Miércoles 22 de octubre de 2014
Veinte años. Ya han pasado veinte años desde que en 1992 se celebrara la famosa Cumbre de la Tierra en Río de Janeiro. Los lectores más veteranos de Quercus recordarán que por aquel entonces dedicamos una sección periódica a desentrañar los preparativos y las conclusiones de tan magno evento. No volveremos a hacerlo, a pesar de que esté convocada una nueva Conferencia de Naciones Unidas sobre Desarrollo Sostenible en esa misma ciudad brasileña para el próximo mes de junio. La experiencia de estas dos décadas nos indica que no merece la pena. Como reza su enunciado, la que desde sus inicios se conoce como Río + 20 vuelve a centrar su interés en el concepto de desarrollo sostenible, pero desde la perspectiva de una economía verde. Si “desarrollo sostenible” ya era un término resbaladizo, que cada cual ha interpretado a su conveniencia, “economía verde” parece ser una patente de corso para pintar de ese color el ultraliberalismo económico que hoy domina el mundo globalizado. Lo que se pretende es un imposible: mantener el actual estado de cosas y arbitrar medidas en defensa de los recursos naturales que sostienen, directa o indirectamente, cualquier tipo de actividad económica, ya sea verde, blanca o negra.

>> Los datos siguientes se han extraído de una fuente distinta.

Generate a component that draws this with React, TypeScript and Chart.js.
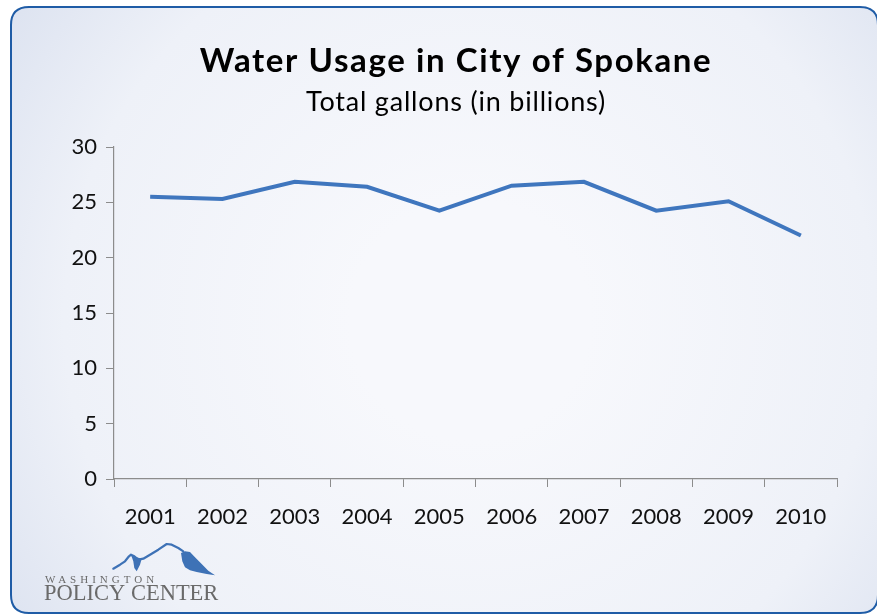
import React, { useEffect, useRef } from "react";
import { Chart, registerables } from "chart.js";

Chart.register(...registerables);

const years = ["2001", "2002", "2003", "2004", "2005", "2006", "2007", "2008", "2009", "2010"];
const gallonsBillions = [25.5, 25.3, 26.85, 26.4, 24.25, 26.5, 26.85, 24.25, 25.1, 22.0];
const yTicks = [0, 5, 10, 15, 20, 25, 30];

const titleText = "Water Usage in City of Spokane";
const subtitleText = "Total gallons (in billions)";

function poly(ctx: CanvasRenderingContext2D, pts: number[][], close: boolean) {
  ctx.beginPath();
  pts.forEach(([x, y], i) => (i ? ctx.lineTo(x, y) : ctx.moveTo(x, y)));
  if (close) ctx.closePath();
}

const backgroundPlugin = {
  id: "panelBackground",
  beforeDraw(chart: any) {
    const ctx = chart.ctx as CanvasRenderingContext2D;
    const W = chart.width;
    const H = chart.height;
    ctx.save();
    ctx.fillStyle = "#ffffff";
    ctx.fillRect(0, 0, W, H);
    const x0 = 11, y0 = 7, x1 = W + 1, y1 = H - 3, r = 18;
    ctx.beginPath();
    ctx.moveTo(x0 + r, y0);
    ctx.lineTo(x1 - r, y0);
    ctx.quadraticCurveTo(x1, y0, x1, y0 + r);
    ctx.lineTo(x1, y1 - r);
    ctx.quadraticCurveTo(x1, y1, x1 - r, y1);
    ctx.lineTo(x0 + r, y1);
    ctx.quadraticCurveTo(x0, y1, x0, y1 - r);
    ctx.lineTo(x0, y0 + r);
    ctx.quadraticCurveTo(x0, y0, x0 + r, y0);
    ctx.closePath();
    const g = ctx.createRadialGradient(470, 320, 120, 470, 320, 640);
    g.addColorStop(0, "#f7f8fc");
    g.addColorStop(0.55, "#eef1f8");
    g.addColorStop(1, "#d3dbec");
    ctx.fillStyle = g;
    ctx.fill();
    ctx.lineWidth = 2;
    ctx.strokeStyle = "#1f5ca6";
    ctx.stroke();
    ctx.restore();
  },
  afterDraw(chart: any) {
    const ctx = chart.ctx as CanvasRenderingContext2D;
    ctx.save();
    ctx.fillStyle = "#000000";
    ctx.textAlign = "center";
    ctx.textBaseline = "alphabetic";
    ctx.font = "bold 33px Lato";
    (ctx as any).letterSpacing = "1.6px";
    ctx.fillText(titleText, 456, 72);
    ctx.font = "27px Lato";
    (ctx as any).letterSpacing = "0.8px";
    ctx.fillText(subtitleText, 456, 111);

    // logo
    ctx.fillStyle = "#6a6a6a";
    ctx.textAlign = "left";
    ctx.font = "11px 'Liberation Serif'";
    (ctx as any).letterSpacing = "4px";
    ctx.fillText("WASHINGTON", 45, 583);
    (ctx as any).letterSpacing = "0px";
    ctx.font = "22.5px 'Liberation Serif'";
    ctx.fillText("POLICY CENTER", 44, 600);

    ctx.strokeStyle = "#3e72b6";
    ctx.fillStyle = "#3e72b6";
    ctx.lineWidth = 2.2;
    ctx.lineJoin = "round";
    ctx.lineCap = "round";
    poly(ctx, [
      [113.3, 568.7], [120, 564.7], [125, 561.3], [129, 556.3], [131, 554.7], [134.3, 556.3],
      [138.3, 559.7], [143.3, 558.7], [150, 554.7], [158.3, 549.7], [166.7, 544], [171.7, 544.7],
      [178.3, 548], [183.3, 551.3],
    ], false);
    ctx.stroke();
    poly(ctx, [
      [131, 554.7], [136.7, 557.3], [141.7, 558.7], [140, 564.7], [136.7, 571.3], [134.3, 568],
      [133.3, 561.3],
    ], true);
    ctx.fill();
    poly(ctx, [
      [181, 553], [185, 551.3], [190, 552], [195, 557.3], [201.7, 564], [208.3, 570.7],
      [215, 575.3], [206.7, 574], [196.7, 572], [190, 570.3], [185, 567.3], [182.3, 561.3],
    ], true);
    ctx.fill();
    ctx.restore();
  },
};

export default function App() {
  const ref = useRef<HTMLCanvasElement | null>(null);
  useEffect(() => {
    if (!ref.current) return;
    const chart = new Chart(ref.current, {
      type: "line",
      data: {
        labels: years,
        datasets: [
          {
            label: "Total gallons (in billions)",
            data: gallonsBillions,
            borderColor: "#3f76be",
            borderWidth: 4,
            pointRadius: 0,
            tension: 0,
            fill: false,
          },
        ],
      },
      options: {
        responsive: false,
        animation: false,
        layout: { padding: { left: 0, right: 40, top: 147, bottom: 0 } },
        plugins: {
          legend: { display: false },
          title: { display: false },
          tooltip: { enabled: false },
        },
        scales: {
          x: {
            type: "category",
            offset: true,
            grid: {
              offset: true,
              drawOnChartArea: false,
              drawTicks: true,
              tickLength: 8,
              color: "#8c8c8c",
            },
            border: { display: true, color: "#8c8c8c", width: 1.2 },
            ticks: {
              color: "#111111",
              font: { family: "Lato", size: 22 },
              padding: 17,
              maxRotation: 0,
              autoSkip: false,
            },
            afterFit(scale: any) {
              scale.height = 616 - 479;
            },
          },
          y: {
            min: 0,
            max: 30,
            afterBuildTicks(scale: any) {
              scale.ticks = yTicks.map((v) => ({ value: v }));
            },
            grid: {
              drawOnChartArea: false,
              drawTicks: true,
              tickLength: 8,
              color: "#8c8c8c",
            },
            border: { display: true, color: "#8c8c8c", width: 1.2 },
            ticks: {
              color: "#111111",
              font: { family: "Lato", size: 22 },
              padding: 9,
            },
            afterFit(scale: any) {
              scale.width = 114;
            },
          },
        },
      },
      plugins: [backgroundPlugin],
    });
    return () => chart.destroy();
  }, []);
  return (
    <div style={{ position: "fixed", left: 0, top: 0, width: 877, height: 616 }}>
      <canvas ref={ref} width={877} height={616} style={{ width: 877, height: 616 }} />
    </div>
  );
}
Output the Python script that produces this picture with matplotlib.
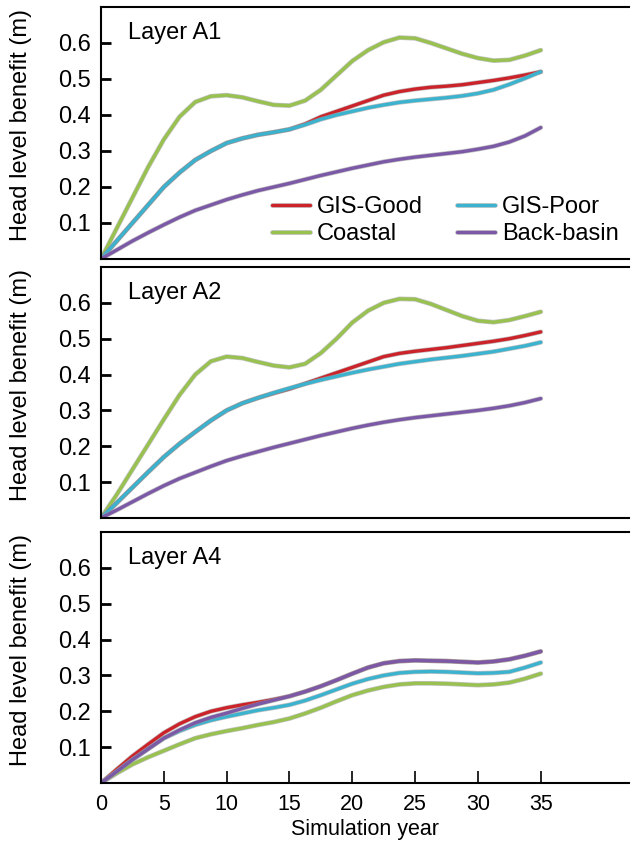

De aquí a junio se hablará mucho de Río + 20, acudirán delegados de cientos de naciones, los medios de comunicación destacarán enviados especiales (si la crisis no lo impide), los debates serán largos e intensos, las conclusiones llenarán cientos de páginas (virtuales y reales) y de tanto esfuerzo surgirá un documento, ponderado, tibio y repleto de buenas intenciones, que absolutamente nadie cuenta con que tenga alguna relevancia práctica. Carpetazo y a esperar a Río + 40 para repetir la pantomima. Seguro que nuestras autoridades ambientales se mueven como pez en el agua en estas reuniones tan glamurosas, mediáticas y vacías de contenido.
La realidad, en cambio, es bien tozuda. El planeta está habitado por 7.000 millones de seres humanos y se espera que sean 9.000 millones en el año 2050. Los recursos seguirán siendo los mismos, pero las necesidades de esa creciente población irán en aumento. Somos una especie insaciable y, en términos estrictamente biológicos, nuestro papel podría equipararse al
de una plaga. El Fondo Mundial para la Naturaleza (WWF) ha calculado que, para ese año 2050, la humanidad necesitará tres planetas Tierra para cubrir sus demandas energéticas y alimentarias. Aquí es donde entra en escena la economía verde, capaz
de atender tales necesidades por el camino de la intensificación, es decir, los cultivos transgénicos y los biocombustibles. Otro problema será cómo repartir esos bienes, cada vez más apetecidos, entre un mayor número de pretendientes. No hace falta ser muy avispado para vaticinar tensiones y desequilibrios en los años venideros. Aparte de que eso de vivir por encima de nuestras posibilidades no parece un defecto exclusivo del españolito medio, sino una aspiración legítima de cualquier hijo de vecino.
¿Un panorama sombrío? Pues sí. ¿Resignación? En absoluto. Como han dicho las ONG ambientales en innumerables ocasiones, como si clamaran en el desierto, otro mundo es posible. Pero es preciso vencer tales inercias que el cambio se vislumbra revolucionario. Lo que ya no es de recibo es que la orquesta siga tocando mientras se hunde el Titanic y la conferencia de Río + 20 es como la octava sinfonía de Mahler, conocida entre los melómanos como “la de los mil” debido a la enorme cantidad de músicos y cantantes que hay que reunir para interpretarla.